Consolidated PBT and PAT continues to be impacted due to higher Depreciation (Rs. 747 Cr) and Finance cost of (Rs 852 Cr).

In Q1 FY16, Lack of captive coal — coal mines were de-allocated on 31 st March, 2015 — and lower merchant prices impacted PLF.

EBITDA for Q1 FY16 was 170 Cr compared to 389 Cr in Q1 of FY15. EBITDA declined due to lower utilization of plant and higher coal costs.

“Coal availability through E-auction has now improved and JPL is able to procure coal at competitive prices. This should help in progressive improvement in PLFs of JPL in FY16.”

The company’s Omani plant continued to perform well in Q1 FY16. Billet and rounds production increased to 0.25MT. Similarly, Sales and EBITDA on YoY basis grew by 6% and 9% respectively. Rolling mill project with a capacity of 1.4 MTPA Rebar is progressing well and the cold trial is expected in October, 2015. The mill will be commissioned in Q4 FY16.

Long wall 6 mine at Russell Vale at its Wollongong Coal unit in Australia commenced production in May 2015 at the approved 365m mining area extension.

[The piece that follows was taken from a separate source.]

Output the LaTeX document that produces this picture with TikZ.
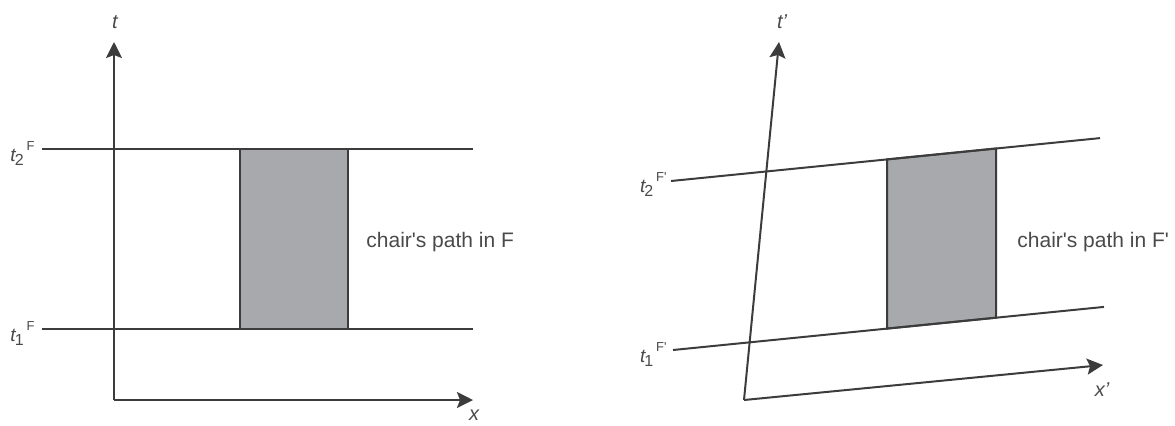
\documentclass[tikz,border=0pt]{standalone}
\usepackage{fontspec}
\setmainfont{Liberation Sans}
\usetikzlibrary{arrows.meta}
\definecolor{ink}{HTML}{3C3C3C}
\definecolor{txt}{HTML}{4A4A4A}
\definecolor{chairfill}{HTML}{A8A9AC}
\newcommand{\tlab}[2]{{\fontsize{9.5}{9.5}\selectfont\itshape t}\hspace{-0.5pt}\raisebox{-2pt}{\fontsize{8}{8}\selectfont #1}\hspace{1.5pt}\raisebox{5.5pt}{\fontsize{6.5}{6.5}\selectfont #2}}
\begin{document}
\begin{tikzpicture}[x=0.5pt,y=-0.5pt,
  axisline/.style={draw=ink,line width=1pt,-{Stealth[length=8pt,width=8pt,inset=1.5pt]}},
  worldline/.style={draw=ink,line width=1pt},
  chairbox/.style={fill=chairfill,draw=ink,line width=1pt},
  lbl/.style={text=txt,inner sep=0pt,font=\fontsize{10.5}{12}\selectfont},
  axlbl/.style={text=txt,inner sep=0pt,font=\fontsize{10}{12}\selectfont\itshape},
  tl/.style={text=txt,inner sep=0pt,anchor=base east}]
\useasboundingbox (0,0) rectangle (1175,425);
% ---------- left frame F ----------
\coordinate (O) at (114,400);
\coordinate (T) at (114,42);
\coordinate (X) at (473,400);
\coordinate (A2) at (42,149);
\coordinate (B2) at (473,149);
\coordinate (A1) at (42,329);
\coordinate (B1) at (473,329);
\coordinate (R1) at (240,149);
\coordinate (R2) at (348,149);
\coordinate (R3) at (348,329);
\coordinate (R4) at (240,329);
\path[chairbox] (R1) -- (R2) -- (R3) -- (R4) -- cycle;
\draw[worldline] (A2) -- (B2);
\draw[worldline] (A1) -- (B1);
\draw[axisline] (O) -- (T);
\draw[axisline] (O) -- (X);
\node[axlbl] (tlabel) at (115,22) {t};
\node[axlbl] (xlabel) at (474,415) {x};
\node[tl] (t2F) at (35,161) {\tlab{2}{F}};
\node[tl] (t1F) at (35,341) {\tlab{1}{F}};
\node[lbl,anchor=base west] (pathF) at (366,247) {chair\textquotesingle s path in F};
% ---------- right frame F' ----------
\coordinate (Op) at (744,400);
\coordinate (Tp) at (779,42);
\coordinate (Xp) at (1103,365);
\coordinate (C2) at (671,181);
\coordinate (D2) at (1100,138.1);
\coordinate (C1) at (673,350);
\coordinate (D1) at (1104,306.9);
\coordinate (S1) at (887,159.4);
\coordinate (S2) at (996,148.5);
\coordinate (S3) at (996,317.7);
\coordinate (S4) at (887,328.6);
\path[chairbox] (S1) -- (S2) -- (S3) -- (S4) -- cycle;
\draw[worldline] (C2) -- (D2);
\draw[worldline] (C1) -- (D1);
\draw[axisline] (Op) -- (Tp);
\draw[axisline] (Op) -- (Xp);
\node[axlbl] (tplabel) at (782,22) {t'};
\node[axlbl] (xplabel) at (1102,390) {x'};
\node[tl] (t2Fp) at (667,192) {\tlab{2}{F\textquotesingle}};
\node[tl] (t1Fp) at (667,362) {\tlab{1}{F\textquotesingle}};
\node[lbl,anchor=base west] (pathFp) at (1017,247) {chair\textquotesingle s path in F\textquotesingle};
\end{tikzpicture}
\end{document}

“Development for the quarter has focussed on further continuation of opening up the main gate and tail gate entries for long wall 9 and gate road development has commenced. Wongawilli colliery continues to be under care and maintenance. Some of its equipment is being recovered to support the Russell Vale operation,” JSPL said. During Q1 FY16, 0.22 MT of coking coal was produced at the unit, thus registering a 4.65 times increase y-o-y.

In South Africa, coal production in more than doubled during the quarter compared to a year ago. Sales increased by 8%. The mine registered a modest PAT.

In Mozambique, coal production during Q1 FY 16 was 0.21 MT. “The mine continues to focus on reduction of mining and logistic costs and is gearing itself for better performance in FY16,” it said.

JSPL is working on the following two new projects — a 1.4 MTPA Rebar mill in Angul, expected to be commissioned by March, 2016, and a 1.4 MTPA Rebar mill in Oman, expected to be completed in Q4 FY16.